BEGIN Data extract
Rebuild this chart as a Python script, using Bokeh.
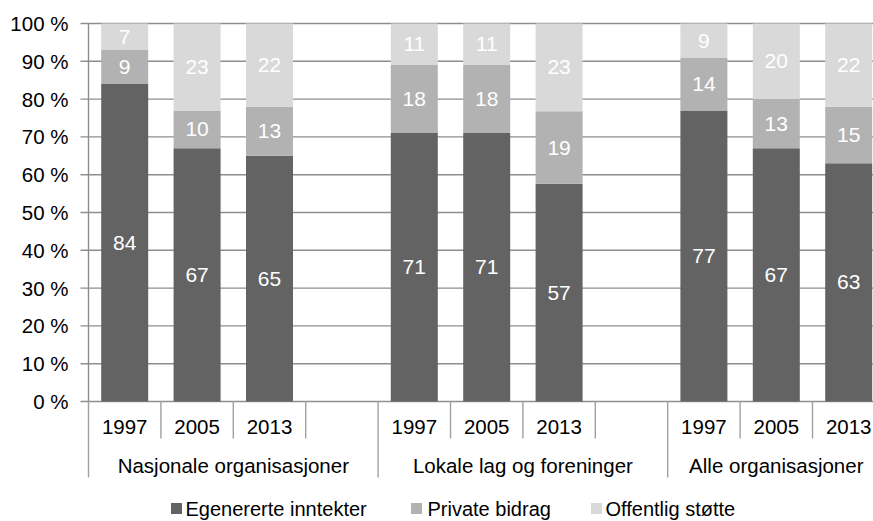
import numpy as np
from bokeh.plotting import figure
from bokeh.models import ColumnDataSource, Range1d
from bokeh.core.properties import value
from bokeh.embed import file_html
from bokeh.resources import INLINE

# ---------------- data ----------------
groups = ["Nasjonale organisasjoner", "Lokale lag og foreninger", "Alle organisasjoner"]
years = ["1997", "2005", "2013"]
egen = [84, 67, 65, 71, 71, 57, 77, 67, 63]
privat = [9, 10, 13, 18, 18, 19, 14, 13, 15]
offentlig = [7, 23, 22, 11, 11, 23, 9, 20, 22]
series_names = ["Egenererte inntekter", "Private bidrag", "Offentlig støtte"]
y_ticks = list(range(0, 101, 10))
y_tick_labels = [f"{t} %" for t in y_ticks]

# ---------------- layout / style ----------------
colors = ["#636363", "#b2b2b2", "#d9d9d9"]
FONT = "Liberation Sans"
W, H = 873, 521
SLOT = 72.4          # px per category slot
PPU = 3.78           # px per percent
LEFT_PX = 88         # x of value axis
ZERO_PX = 401        # y of 0 %

def xp(px):
    return (px - LEFT_PX) / SLOT

def yp(py):
    return -(py - ZERO_PX) / PPU

x0 = xp(0)
y1 = yp(0)
x_range = Range1d(x0, x0 + W / SLOT)
y_range = Range1d(y1 - H / PPU, y1)

p = figure(width=W, height=H, x_range=x_range, y_range=y_range,
           x_axis_type=None, y_axis_type=None, output_backend="svg",
           toolbar_location=None, min_border=0, outline_line_color=None,
           background_fill_color="white", border_fill_color="white")

# slots: each group has its years plus a spacer slot (except the last group)
group_sizes = [len(years) + 1, len(years) + 1, len(years)]
group_starts = np.concatenate([[0], np.cumsum(group_sizes)[:-1]])
x_centers = []
year_lbls = []
for gs in group_starts:
    for j, yr in enumerate(years):
        x_centers.append(gs + j + 0.5)
        year_lbls.append(yr)
x_centers = np.array(x_centers)

vals = np.array([egen, privat, offentlig], dtype=float)
pct = vals / vals.sum(axis=0) * 100
tops = np.cumsum(pct, axis=0)
bottoms = tops - pct

# gridlines
grid_x0 = xp(80)
p.segment(x0=[grid_x0] * len(y_ticks), x1=[x_range.end] * len(y_ticks),
          y0=y_ticks, y1=y_ticks, line_color="#8e8e8e", line_width=1.4)

# bars
for k in range(3):
    src = ColumnDataSource(dict(x=x_centers, top=tops[k], bottom=bottoms[k],
                                mid=(tops[k] + bottoms[k]) / 2,
                                lbl=[str(int(v)) for v in vals[k]]))
    p.vbar(x="x", top="top", bottom="bottom", width=47 / SLOT, source=src,
           fill_color=colors[k], line_color=None)
    p.text(x="x", y="mid", text="lbl", source=src, text_align="center",
           text_baseline="middle", text_color="white",
           text_font=value(FONT), text_font_size="21px")

# y tick labels
p.text(x=[0] * len(y_ticks), y=y_ticks, text=y_tick_labels, x_offset=-20,
       text_align="right", text_baseline="middle", text_color="black",
       text_font=value(FONT), text_font_size="20.5px")

# value axis line (continues down as the first group separator)
long_y = yp(477)
short_y = yp(438)
p.segment(x0=[0], x1=[0], y0=[100], y1=[0], line_color="#8e8e8e", line_width=1.4)

# category axis separators
total_slots = int(sum(group_sizes))
group_bounds = set(np.concatenate([[0], np.cumsum(group_sizes)]).tolist())
sep_x = list(range(0, total_slots + 1))
sep_end = [long_y if s in group_bounds else short_y for s in sep_x]
p.segment(x0=sep_x, x1=sep_x, y0=[0] * len(sep_x), y1=sep_end,
          line_color="#a0a0a0", line_width=1.4)

# year labels
p.text(x=x_centers, y=[yp(426.5)] * len(x_centers), text=year_lbls,
       text_align="center", text_baseline="middle", text_color="black",
       text_font=value(FONT), text_font_size="20.5px")

# group labels
group_centers = group_starts + np.array(group_sizes) / 2
p.text(x=group_centers, y=[yp(464.5)] * len(groups), text=groups,
       text_align="center", text_baseline="middle", text_color="black",
       text_font=value(FONT), text_font_size="20.5px")

# legend
leg_y = yp(508)
sq_x = [xp(176), xp(416), xp(596)]
tx_x = [xp(185), xp(427), xp(605)]
p.scatter(x=sq_x, y=[leg_y] * 3, marker="square", size=11,
          fill_color=colors, line_color=None)
p.text(x=tx_x, y=[leg_y] * 3, text=series_names, text_align="left",
       text_baseline="middle", text_color="black",
       text_font=value(FONT), text_font_size="20px")

open("out.html", "w").write(file_html(p, INLINE))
END Data extract
Brief: Quote the data exactly, leaving every image out of the copy.

Complete response:
Rebuild this chart as a Python script, using Bokeh.
import numpy as np
from bokeh.plotting import figure
from bokeh.models import ColumnDataSource, Range1d
from bokeh.core.properties import value
from bokeh.embed import file_html
from bokeh.resources import INLINE

# ---------------- data ----------------
groups = ["Nasjonale organisasjoner", "Lokale lag og foreninger", "Alle organisasjoner"]
years = ["1997", "2005", "2013"]
egen = [84, 67, 65, 71, 71, 57, 77, 67, 63]
privat = [9, 10, 13, 18, 18, 19, 14, 13, 15]
offentlig = [7, 23, 22, 11, 11, 23, 9, 20, 22]
series_names = ["Egenererte inntekter", "Private bidrag", "Offentlig støtte"]
y_ticks = list(range(0, 101, 10))
y_tick_labels = [f"{t} %" for t in y_ticks]

# ---------------- layout / style ----------------
colors = ["#636363", "#b2b2b2", "#d9d9d9"]
FONT = "Liberation Sans"
W, H = 873, 521
SLOT = 72.4          # px per category slot
PPU = 3.78           # px per percent
LEFT_PX = 88         # x of value axis
ZERO_PX = 401        # y of 0 %

def xp(px):
    return (px - LEFT_PX) / SLOT

def yp(py):
    return -(py - ZERO_PX) / PPU

x0 = xp(0)
y1 = yp(0)
x_range = Range1d(x0, x0 + W / SLOT)
y_range = Range1d(y1 - H / PPU, y1)

p = figure(width=W, height=H, x_range=x_range, y_range=y_range,
           x_axis_type=None, y_axis_type=None, output_backend="svg",
           toolbar_location=None, min_border=0, outline_line_color=None,
           background_fill_color="white", border_fill_color="white")

# slots: each group has its years plus a spacer slot (except the last group)
group_sizes = [len(years) + 1, len(years) + 1, len(years)]
group_starts = np.concatenate([[0], np.cumsum(group_sizes)[:-1]])
x_centers = []
year_lbls = []
for gs in group_starts:
    for j, yr in enumerate(years):
        x_centers.append(gs + j + 0.5)
        year_lbls.append(yr)
x_centers = np.array(x_centers)

vals = np.array([egen, privat, offentlig], dtype=float)
pct = vals / vals.sum(axis=0) * 100
tops = np.cumsum(pct, axis=0)
bottoms = tops - pct

# gridlines
grid_x0 = xp(80)
p.segment(x0=[grid_x0] * len(y_ticks), x1=[x_range.end] * len(y_ticks),
          y0=y_ticks, y1=y_ticks, line_color="#8e8e8e", line_width=1.4)

# bars
for k in range(3):
    src = ColumnDataSource(dict(x=x_centers, top=tops[k], bottom=bottoms[k],
                                mid=(tops[k] + bottoms[k]) / 2,
                                lbl=[str(int(v)) for v in vals[k]]))
    p.vbar(x="x", top="top", bottom="bottom", width=47 / SLOT, source=src,
           fill_color=colors[k], line_color=None)
    p.text(x="x", y="mid", text="lbl", source=src, text_align="center",
           text_baseline="middle", text_color="white",
           text_font=value(FONT), text_font_size="21px")

# y tick labels
p.text(x=[0] * len(y_ticks), y=y_ticks, text=y_tick_labels, x_offset=-20,
       text_align="right", text_baseline="middle", text_color="black",
       text_font=value(FONT), text_font_size="20.5px")

# value axis line (continues down as the first group separator)
long_y = yp(477)
short_y = yp(438)
p.segment(x0=[0], x1=[0], y0=[100], y1=[0], line_color="#8e8e8e", line_width=1.4)

# category axis separators
total_slots = int(sum(group_sizes))
group_bounds = set(np.concatenate([[0], np.cumsum(group_sizes)]).tolist())
sep_x = list(range(0, total_slots + 1))
sep_end = [long_y if s in group_bounds else short_y for s in sep_x]
p.segment(x0=sep_x, x1=sep_x, y0=[0] * len(sep_x), y1=sep_end,
          line_color="#a0a0a0", line_width=1.4)

# year labels
p.text(x=x_centers, y=[yp(426.5)] * len(x_centers), text=year_lbls,
       text_align="center", text_baseline="middle", text_color="black",
       text_font=value(FONT), text_font_size="20.5px")

# group labels
group_centers = group_starts + np.array(group_sizes) / 2
p.text(x=group_centers, y=[yp(464.5)] * len(groups), text=groups,
       text_align="center", text_baseline="middle", text_color="black",
       text_font=value(FONT), text_font_size="20.5px")

# legend
leg_y = yp(508)
sq_x = [xp(176), xp(416), xp(596)]
tx_x = [xp(185), xp(427), xp(605)]
p.scatter(x=sq_x, y=[leg_y] * 3, marker="square", size=11,
          fill_color=colors, line_color=None)
p.text(x=tx_x, y=[leg_y] * 3, text=series_names, text_align="left",
       text_baseline="middle", text_color="black",
       text_font=value(FONT), text_font_size="20px")

open("out.html", "w").write(file_html(p, INLINE))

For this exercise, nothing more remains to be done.